Set down only those lines that fall from the line containing "Write a Python" through the line containing "fig = go.Figure()", unchanged and without pictures.
----- Dataset extract -----
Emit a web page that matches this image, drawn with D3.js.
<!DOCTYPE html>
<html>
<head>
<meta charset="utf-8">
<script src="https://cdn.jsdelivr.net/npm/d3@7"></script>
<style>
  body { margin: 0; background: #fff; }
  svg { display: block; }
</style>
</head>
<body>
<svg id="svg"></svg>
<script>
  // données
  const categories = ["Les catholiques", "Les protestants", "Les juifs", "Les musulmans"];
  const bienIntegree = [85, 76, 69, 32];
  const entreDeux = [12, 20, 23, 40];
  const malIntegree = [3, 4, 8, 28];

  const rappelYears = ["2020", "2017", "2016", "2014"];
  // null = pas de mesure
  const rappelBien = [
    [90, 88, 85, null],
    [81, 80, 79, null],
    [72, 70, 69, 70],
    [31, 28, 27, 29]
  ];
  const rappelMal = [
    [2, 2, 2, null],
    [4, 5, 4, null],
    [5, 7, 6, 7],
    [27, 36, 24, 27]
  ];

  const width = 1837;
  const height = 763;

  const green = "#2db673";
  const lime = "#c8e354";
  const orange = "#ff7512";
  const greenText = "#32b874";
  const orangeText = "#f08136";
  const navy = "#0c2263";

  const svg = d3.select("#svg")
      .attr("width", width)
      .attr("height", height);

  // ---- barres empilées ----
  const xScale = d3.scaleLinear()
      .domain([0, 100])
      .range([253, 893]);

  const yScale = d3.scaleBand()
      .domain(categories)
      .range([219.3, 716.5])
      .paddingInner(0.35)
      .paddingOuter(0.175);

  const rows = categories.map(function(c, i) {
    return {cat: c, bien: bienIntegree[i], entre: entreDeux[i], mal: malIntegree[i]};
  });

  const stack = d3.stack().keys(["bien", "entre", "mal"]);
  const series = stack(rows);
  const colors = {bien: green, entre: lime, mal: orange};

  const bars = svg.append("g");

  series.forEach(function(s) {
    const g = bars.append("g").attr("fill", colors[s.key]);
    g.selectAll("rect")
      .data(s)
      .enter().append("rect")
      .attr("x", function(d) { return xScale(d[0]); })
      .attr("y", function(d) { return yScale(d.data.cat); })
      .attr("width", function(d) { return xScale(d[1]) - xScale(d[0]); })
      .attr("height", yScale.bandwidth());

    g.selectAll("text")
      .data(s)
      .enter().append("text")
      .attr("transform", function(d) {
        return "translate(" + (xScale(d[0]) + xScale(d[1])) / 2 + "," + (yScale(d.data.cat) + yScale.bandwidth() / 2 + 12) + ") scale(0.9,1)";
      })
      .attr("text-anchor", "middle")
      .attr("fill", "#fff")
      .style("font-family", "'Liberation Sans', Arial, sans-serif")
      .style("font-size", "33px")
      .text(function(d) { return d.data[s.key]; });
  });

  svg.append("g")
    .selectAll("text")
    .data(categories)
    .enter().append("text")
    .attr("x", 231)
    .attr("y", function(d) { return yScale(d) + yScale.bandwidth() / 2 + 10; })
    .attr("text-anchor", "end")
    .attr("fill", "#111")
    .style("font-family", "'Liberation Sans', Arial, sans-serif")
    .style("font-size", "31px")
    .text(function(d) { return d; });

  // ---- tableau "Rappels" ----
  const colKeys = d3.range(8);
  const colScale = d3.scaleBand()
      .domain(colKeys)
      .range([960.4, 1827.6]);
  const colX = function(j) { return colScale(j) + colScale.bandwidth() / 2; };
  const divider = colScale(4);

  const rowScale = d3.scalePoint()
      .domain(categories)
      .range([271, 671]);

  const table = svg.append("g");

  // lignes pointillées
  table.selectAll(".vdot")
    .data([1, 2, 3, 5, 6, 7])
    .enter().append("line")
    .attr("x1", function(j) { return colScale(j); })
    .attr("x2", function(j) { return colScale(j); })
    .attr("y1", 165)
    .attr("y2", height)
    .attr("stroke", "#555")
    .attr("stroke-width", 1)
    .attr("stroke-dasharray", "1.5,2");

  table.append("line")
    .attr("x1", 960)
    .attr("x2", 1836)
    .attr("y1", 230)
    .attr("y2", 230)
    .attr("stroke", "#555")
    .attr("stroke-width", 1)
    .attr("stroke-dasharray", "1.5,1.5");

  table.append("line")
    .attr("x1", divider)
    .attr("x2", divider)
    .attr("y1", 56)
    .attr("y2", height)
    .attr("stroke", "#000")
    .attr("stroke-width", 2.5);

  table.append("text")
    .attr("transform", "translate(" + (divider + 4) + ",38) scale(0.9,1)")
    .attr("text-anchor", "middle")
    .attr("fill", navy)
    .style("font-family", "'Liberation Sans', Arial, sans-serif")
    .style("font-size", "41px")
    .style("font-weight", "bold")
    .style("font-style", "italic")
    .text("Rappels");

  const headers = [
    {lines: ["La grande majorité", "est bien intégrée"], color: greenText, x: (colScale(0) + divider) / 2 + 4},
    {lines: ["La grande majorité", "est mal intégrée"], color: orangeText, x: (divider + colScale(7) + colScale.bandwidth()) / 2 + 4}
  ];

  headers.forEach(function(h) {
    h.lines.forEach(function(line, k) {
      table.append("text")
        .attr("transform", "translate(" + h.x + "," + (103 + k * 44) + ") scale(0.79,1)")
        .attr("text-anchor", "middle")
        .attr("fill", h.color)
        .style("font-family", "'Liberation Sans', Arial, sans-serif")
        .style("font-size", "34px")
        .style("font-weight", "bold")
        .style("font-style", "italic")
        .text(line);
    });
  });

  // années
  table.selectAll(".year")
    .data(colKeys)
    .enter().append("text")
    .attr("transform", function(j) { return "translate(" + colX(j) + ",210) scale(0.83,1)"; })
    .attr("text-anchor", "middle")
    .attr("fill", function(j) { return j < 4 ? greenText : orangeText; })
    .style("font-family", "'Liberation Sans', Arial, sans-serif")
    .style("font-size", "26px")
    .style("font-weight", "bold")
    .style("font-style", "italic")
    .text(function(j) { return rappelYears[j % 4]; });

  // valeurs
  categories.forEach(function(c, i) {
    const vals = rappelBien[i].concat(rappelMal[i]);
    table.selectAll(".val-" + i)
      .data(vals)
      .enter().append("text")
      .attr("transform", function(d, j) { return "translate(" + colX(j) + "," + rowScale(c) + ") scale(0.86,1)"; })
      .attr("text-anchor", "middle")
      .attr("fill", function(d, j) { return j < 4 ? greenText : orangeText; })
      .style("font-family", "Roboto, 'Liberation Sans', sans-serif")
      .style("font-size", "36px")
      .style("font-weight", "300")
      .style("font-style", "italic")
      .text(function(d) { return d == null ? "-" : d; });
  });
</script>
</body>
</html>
-----
----- Dataset extract -----
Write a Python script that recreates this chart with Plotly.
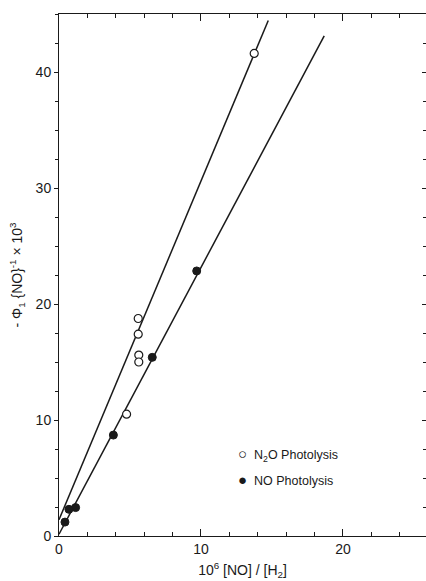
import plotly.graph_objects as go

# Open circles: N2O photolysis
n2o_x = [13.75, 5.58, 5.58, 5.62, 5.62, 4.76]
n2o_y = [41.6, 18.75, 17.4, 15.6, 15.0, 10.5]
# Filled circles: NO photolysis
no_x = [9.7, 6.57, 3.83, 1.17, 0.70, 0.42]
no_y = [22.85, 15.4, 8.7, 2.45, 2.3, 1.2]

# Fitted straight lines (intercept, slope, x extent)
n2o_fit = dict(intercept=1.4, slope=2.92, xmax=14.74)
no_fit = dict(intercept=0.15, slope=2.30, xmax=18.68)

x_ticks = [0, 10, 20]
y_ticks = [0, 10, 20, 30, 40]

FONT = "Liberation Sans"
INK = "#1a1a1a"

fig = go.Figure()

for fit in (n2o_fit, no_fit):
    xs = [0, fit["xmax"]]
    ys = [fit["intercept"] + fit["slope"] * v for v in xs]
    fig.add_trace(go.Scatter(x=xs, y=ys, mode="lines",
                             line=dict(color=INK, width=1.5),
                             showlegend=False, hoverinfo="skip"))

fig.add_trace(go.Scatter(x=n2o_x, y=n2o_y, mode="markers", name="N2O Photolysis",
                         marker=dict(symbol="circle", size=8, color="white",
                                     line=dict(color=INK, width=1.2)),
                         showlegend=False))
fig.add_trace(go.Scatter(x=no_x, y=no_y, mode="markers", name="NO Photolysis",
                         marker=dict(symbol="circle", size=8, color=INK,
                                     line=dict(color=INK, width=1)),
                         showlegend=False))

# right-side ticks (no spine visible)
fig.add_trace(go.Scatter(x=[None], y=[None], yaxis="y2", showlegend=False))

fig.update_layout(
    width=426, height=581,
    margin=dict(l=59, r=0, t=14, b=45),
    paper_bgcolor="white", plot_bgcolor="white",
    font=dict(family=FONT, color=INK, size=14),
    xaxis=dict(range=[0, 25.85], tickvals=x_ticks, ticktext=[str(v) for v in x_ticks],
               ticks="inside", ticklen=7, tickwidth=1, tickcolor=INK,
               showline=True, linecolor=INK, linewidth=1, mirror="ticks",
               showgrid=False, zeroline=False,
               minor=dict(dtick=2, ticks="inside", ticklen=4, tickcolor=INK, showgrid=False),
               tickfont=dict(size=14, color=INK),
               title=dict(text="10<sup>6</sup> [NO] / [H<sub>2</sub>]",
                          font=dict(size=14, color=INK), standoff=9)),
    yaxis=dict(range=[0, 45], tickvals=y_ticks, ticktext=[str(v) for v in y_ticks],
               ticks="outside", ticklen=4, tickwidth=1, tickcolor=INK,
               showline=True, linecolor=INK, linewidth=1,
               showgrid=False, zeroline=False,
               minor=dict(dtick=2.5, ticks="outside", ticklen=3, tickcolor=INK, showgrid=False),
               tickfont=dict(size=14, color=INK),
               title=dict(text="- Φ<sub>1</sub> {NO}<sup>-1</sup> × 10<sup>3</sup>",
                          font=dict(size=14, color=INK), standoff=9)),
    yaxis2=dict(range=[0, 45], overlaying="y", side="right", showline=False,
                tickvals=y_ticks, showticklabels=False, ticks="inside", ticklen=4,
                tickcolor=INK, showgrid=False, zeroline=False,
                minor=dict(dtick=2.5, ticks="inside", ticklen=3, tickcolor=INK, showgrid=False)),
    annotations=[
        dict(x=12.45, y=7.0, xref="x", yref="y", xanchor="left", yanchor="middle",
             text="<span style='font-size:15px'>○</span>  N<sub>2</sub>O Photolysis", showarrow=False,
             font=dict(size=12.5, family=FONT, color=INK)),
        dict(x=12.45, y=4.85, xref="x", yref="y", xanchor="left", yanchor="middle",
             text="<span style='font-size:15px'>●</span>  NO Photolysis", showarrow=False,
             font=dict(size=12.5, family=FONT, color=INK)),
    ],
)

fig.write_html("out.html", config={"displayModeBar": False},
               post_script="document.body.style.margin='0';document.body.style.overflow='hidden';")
-----
▶ Solution
Write a Python script that recreates this chart with Plotly.
import plotly.graph_objects as go

# Open circles: N2O photolysis
n2o_x = [13.75, 5.58, 5.58, 5.62, 5.62, 4.76]
n2o_y = [41.6, 18.75, 17.4, 15.6, 15.0, 10.5]
# Filled circles: NO photolysis
no_x = [9.7, 6.57, 3.83, 1.17, 0.70, 0.42]
no_y = [22.85, 15.4, 8.7, 2.45, 2.3, 1.2]

# Fitted straight lines (intercept, slope, x extent)
n2o_fit = dict(intercept=1.4, slope=2.92, xmax=14.74)
no_fit = dict(intercept=0.15, slope=2.30, xmax=18.68)

x_ticks = [0, 10, 20]
y_ticks = [0, 10, 20, 30, 40]

FONT = "Liberation Sans"
INK = "#1a1a1a"

fig = go.Figure()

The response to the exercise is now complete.